[Begin Provided records]
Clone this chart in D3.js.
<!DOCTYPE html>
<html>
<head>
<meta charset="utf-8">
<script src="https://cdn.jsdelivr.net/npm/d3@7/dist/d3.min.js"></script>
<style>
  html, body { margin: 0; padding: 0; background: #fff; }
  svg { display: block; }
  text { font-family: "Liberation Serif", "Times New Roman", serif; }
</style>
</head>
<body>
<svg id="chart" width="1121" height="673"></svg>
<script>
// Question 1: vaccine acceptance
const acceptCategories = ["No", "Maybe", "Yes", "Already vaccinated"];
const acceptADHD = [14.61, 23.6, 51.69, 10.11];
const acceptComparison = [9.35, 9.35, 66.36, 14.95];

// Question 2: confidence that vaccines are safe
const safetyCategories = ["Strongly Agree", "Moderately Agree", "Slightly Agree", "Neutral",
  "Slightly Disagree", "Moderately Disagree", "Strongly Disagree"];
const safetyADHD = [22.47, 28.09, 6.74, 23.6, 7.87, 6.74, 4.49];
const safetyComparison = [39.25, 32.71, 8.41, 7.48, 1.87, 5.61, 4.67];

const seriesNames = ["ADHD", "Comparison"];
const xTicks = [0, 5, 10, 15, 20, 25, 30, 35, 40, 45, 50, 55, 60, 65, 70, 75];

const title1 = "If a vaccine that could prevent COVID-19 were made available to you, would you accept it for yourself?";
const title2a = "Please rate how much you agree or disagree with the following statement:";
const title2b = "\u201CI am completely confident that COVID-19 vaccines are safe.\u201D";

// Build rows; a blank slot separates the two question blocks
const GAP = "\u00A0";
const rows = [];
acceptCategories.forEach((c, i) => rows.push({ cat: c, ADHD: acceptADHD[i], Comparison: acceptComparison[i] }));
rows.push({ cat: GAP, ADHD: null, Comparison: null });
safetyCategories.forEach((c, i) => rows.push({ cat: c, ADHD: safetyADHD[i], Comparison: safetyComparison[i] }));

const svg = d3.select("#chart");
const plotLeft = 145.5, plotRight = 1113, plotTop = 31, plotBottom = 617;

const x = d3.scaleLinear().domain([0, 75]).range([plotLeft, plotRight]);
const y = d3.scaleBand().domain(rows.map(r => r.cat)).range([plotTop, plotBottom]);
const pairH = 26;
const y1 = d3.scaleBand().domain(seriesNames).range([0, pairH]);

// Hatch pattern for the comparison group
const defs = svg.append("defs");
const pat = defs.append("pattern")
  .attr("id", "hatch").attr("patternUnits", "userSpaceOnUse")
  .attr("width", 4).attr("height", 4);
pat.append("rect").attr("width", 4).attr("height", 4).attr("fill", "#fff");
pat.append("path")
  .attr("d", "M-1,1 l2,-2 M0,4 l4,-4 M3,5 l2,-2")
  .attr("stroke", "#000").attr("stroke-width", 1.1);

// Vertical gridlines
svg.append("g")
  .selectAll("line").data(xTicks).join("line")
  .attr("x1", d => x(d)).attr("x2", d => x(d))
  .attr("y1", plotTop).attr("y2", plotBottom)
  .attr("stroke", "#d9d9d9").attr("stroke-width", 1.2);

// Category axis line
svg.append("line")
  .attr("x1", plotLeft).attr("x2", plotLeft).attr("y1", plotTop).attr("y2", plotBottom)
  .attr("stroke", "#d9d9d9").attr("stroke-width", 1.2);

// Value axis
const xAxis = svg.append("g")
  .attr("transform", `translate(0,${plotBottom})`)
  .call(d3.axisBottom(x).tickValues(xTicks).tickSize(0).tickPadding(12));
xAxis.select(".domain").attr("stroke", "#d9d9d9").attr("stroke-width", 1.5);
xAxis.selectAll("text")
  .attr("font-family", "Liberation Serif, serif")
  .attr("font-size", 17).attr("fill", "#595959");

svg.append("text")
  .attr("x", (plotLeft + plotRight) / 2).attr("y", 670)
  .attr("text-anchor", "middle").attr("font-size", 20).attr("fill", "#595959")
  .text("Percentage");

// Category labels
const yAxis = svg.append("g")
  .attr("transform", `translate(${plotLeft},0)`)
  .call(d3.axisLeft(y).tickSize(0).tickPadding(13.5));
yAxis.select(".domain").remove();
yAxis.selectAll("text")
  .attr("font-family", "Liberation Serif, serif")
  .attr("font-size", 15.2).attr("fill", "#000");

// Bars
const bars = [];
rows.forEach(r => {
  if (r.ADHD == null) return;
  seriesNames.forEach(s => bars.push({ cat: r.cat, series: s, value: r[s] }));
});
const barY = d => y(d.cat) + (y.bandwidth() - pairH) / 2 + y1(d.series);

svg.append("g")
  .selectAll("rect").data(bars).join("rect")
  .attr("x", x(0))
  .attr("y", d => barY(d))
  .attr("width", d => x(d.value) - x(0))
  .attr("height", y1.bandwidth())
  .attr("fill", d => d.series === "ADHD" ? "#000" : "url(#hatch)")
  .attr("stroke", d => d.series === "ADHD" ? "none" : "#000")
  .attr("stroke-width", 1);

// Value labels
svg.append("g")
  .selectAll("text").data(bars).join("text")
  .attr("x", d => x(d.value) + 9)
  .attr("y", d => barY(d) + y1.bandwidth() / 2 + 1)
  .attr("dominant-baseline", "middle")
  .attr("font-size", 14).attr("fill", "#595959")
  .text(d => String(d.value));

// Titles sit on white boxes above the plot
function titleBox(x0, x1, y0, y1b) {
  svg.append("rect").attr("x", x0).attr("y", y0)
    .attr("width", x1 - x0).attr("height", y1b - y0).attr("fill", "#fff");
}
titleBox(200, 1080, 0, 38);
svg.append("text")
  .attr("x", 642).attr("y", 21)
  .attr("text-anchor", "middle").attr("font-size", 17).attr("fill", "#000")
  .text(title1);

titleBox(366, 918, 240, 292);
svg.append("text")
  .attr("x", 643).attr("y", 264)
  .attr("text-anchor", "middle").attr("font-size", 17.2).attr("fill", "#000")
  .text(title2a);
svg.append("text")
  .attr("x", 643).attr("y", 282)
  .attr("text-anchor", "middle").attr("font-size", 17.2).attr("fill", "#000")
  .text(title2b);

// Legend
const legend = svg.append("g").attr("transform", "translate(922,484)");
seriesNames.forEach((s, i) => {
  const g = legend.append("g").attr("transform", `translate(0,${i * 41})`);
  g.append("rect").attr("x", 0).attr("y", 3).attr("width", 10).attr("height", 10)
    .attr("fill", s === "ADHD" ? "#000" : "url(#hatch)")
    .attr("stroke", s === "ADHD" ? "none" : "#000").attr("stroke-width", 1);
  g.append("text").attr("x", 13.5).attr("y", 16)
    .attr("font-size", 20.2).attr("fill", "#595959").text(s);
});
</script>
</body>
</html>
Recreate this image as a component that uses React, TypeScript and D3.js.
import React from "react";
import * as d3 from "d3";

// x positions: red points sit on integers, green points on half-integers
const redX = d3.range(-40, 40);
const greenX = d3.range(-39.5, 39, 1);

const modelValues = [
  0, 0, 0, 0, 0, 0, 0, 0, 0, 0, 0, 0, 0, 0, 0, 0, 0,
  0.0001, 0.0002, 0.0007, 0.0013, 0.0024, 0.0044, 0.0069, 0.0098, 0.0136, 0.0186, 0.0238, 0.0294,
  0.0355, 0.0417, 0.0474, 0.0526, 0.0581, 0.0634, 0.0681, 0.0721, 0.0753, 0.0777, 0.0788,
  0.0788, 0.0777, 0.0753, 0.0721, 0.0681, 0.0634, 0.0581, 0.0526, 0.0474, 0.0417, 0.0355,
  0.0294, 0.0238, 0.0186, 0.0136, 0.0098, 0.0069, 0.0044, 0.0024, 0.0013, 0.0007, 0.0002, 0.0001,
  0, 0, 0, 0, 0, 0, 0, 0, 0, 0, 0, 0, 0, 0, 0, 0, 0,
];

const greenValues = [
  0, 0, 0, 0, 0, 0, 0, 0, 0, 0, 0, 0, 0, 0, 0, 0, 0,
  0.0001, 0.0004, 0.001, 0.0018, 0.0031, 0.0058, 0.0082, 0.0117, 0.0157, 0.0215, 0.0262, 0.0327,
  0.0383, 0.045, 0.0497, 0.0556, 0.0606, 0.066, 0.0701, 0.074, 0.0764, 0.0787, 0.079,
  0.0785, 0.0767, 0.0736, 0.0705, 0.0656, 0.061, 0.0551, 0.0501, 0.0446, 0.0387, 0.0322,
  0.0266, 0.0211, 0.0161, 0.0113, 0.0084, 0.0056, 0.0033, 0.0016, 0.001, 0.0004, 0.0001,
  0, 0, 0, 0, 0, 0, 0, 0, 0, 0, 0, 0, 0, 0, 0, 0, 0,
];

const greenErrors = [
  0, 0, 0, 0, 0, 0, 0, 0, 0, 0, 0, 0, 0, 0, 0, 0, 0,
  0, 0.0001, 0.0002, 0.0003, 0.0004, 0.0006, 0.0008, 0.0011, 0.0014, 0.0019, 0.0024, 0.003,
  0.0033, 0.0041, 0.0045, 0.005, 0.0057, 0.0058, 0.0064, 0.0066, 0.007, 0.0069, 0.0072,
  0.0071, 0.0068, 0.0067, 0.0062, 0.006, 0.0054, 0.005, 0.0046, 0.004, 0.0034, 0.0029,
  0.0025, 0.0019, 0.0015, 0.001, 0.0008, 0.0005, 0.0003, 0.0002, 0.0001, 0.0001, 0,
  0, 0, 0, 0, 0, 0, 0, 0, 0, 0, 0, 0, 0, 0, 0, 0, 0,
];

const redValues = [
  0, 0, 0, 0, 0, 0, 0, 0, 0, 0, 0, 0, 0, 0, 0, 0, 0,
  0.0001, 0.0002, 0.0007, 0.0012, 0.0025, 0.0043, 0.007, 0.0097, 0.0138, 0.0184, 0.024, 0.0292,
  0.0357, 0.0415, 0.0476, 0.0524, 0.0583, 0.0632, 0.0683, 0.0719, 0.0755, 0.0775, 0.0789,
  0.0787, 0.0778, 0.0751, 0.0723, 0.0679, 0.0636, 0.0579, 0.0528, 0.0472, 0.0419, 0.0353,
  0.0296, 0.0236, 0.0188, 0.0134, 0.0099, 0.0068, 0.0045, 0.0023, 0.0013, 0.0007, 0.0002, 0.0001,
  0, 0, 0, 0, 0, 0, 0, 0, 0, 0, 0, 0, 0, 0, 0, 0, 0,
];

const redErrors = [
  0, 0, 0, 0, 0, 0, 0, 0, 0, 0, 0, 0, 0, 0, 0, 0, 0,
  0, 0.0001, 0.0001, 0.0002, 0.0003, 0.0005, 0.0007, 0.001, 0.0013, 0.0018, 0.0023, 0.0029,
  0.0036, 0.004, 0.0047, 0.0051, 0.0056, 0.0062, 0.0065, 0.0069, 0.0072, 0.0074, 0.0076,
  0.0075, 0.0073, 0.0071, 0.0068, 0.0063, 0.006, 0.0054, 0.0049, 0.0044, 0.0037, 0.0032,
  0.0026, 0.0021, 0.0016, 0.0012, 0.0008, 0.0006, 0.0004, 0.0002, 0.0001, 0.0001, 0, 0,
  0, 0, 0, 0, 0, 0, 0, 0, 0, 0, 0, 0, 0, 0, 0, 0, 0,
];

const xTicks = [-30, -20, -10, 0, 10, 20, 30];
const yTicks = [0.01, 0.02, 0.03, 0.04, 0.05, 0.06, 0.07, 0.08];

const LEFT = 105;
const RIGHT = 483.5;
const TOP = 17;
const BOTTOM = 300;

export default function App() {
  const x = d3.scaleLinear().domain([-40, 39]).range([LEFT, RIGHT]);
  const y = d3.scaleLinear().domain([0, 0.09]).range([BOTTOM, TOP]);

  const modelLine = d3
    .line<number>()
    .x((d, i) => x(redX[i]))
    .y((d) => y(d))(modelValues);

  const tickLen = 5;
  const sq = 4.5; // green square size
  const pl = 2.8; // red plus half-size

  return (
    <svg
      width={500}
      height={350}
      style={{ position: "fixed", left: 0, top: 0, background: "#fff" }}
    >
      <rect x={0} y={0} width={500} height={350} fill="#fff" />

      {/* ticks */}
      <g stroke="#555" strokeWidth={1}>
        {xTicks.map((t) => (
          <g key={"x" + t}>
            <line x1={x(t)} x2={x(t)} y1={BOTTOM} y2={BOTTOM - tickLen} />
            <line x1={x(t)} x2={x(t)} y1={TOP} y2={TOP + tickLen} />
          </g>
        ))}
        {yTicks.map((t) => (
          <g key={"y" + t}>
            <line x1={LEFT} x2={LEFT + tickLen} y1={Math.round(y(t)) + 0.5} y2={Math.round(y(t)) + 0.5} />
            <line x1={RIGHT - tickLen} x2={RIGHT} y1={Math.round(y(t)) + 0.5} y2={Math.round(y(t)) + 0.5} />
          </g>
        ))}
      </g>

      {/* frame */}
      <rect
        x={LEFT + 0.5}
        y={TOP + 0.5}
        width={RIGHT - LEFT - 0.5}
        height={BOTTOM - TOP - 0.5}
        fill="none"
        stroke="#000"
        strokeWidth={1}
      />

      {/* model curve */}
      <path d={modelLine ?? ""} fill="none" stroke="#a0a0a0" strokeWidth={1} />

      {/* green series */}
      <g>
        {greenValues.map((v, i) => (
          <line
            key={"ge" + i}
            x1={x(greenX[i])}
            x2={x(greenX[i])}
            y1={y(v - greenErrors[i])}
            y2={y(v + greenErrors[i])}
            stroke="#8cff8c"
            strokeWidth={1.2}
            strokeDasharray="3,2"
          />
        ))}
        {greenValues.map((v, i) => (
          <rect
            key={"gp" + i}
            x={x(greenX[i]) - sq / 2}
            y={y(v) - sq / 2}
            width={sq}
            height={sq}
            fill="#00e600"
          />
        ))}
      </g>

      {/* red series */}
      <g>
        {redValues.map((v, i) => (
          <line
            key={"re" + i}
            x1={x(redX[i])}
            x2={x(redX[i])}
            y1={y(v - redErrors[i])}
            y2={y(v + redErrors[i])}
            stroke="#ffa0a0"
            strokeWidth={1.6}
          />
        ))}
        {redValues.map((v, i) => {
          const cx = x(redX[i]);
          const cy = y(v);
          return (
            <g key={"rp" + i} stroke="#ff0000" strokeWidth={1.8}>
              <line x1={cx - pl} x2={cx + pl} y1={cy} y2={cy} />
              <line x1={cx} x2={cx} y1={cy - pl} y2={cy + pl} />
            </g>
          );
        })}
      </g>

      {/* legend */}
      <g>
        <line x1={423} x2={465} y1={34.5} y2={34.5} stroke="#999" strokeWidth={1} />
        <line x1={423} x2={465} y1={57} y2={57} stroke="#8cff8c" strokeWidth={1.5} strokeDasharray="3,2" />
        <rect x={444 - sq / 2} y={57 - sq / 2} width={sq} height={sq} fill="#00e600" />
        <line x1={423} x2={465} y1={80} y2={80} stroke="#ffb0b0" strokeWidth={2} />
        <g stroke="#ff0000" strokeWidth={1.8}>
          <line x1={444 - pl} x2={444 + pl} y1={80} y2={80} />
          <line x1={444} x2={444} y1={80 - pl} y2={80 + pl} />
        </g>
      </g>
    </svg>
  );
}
[End Provided records]
=== Aim of the exercise ===
Give solely the number of lines in the data that contain the string "chart".

=== Reply ===
3